Penso comigo e analiso. Moro em uma chácara, e para eu comprar cigarro tenho de andar uns 3 Km. É o meu último dos "moicanos", comprei picado lá na Rodô, para depois da janta, o digestivo...Minha decisão é difícil, mas ele solta outro argumento:
--Tô de saidão da Papuda! Se não constar o cigarro, não dá nada...

Eu sei que, quando são liberados da Papuda, são soltos à meia-noite, e aquele mano vinha numa alegria enorme. Repensei, enquanto ele já se punha a caminhar novamente.
--Aí chegado, tem o último aqui.

Os olhos dele brilharam. Não era mais um cigarro, não. Cigarro também se fuma dentro da "jaula", mas aquele, aquele era o primeiro que ele arrumava em liberdade. Me alegrei por maracar aquela preza. Falei pra ele:
-- Oh "Fí", sua família ta te esperando, eles todos te esperam. Talvez tu vá ouvir uns sapos. Mas não pare não, adianta um trabalho, e não esquece...ESTUDA!

Me cumprimentou com mão firme, me olhou nos olhos, e eu nos dele, seguimos nossos caminhos.

Não sei quanto tempo ele passou preso. Não sei em que pé ele vai encontrar a guerra de gangues na favela ou se tem algum programa de reinclusão social a espera dele, mas eu, como agente comunitário, nunca vi. Não, nunca.
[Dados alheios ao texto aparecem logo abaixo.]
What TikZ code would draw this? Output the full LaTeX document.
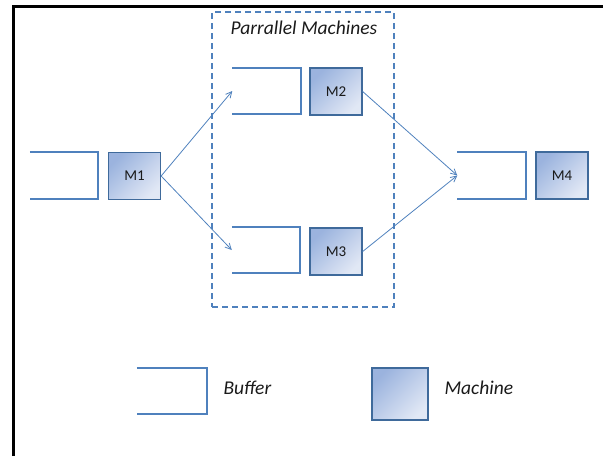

Subi refletindo para casa. Agora rezava com um ânimo ainda maior. Não há oração sem resposta, como demonstra a filosofia que pratico. Naquelas pequenas palavras trocadas com o rapaz, me senti na responsabilidade de não deixar com que ser humano nenhum mais se rebaixe. Mas naquela hora...só queria chegar em casa. São uma e meia da matina.

3 comentários:

Fefê Alves disse...

Vinícius "fi", foda!
(e olha que abomino o uso diário e prolixo de palavrões!)
mas tua crônica é poderosa!

Anônimo disse...

É "Fí", sei como vc se empolgou com essa crônica, porque conheci ela de sua própria boca.
Para mim LIBERDADE é a palavra: vc curtindo a caminhada, o "figura" fora da jaula e ainda seu conselho pra ele estudar. Estudar liberta né? Ou pelo menos, deveria...te liberta pra ver e interpretar esse mundo cão (e ai, as vezes nem é bom), mas também pra vc ler e entender um bom texto.

Flavio disse...

Cabuloso!!! Bacana essa tua crônica... Continua nesse teu lado social que tudo no final dá certo!!! PArabéns!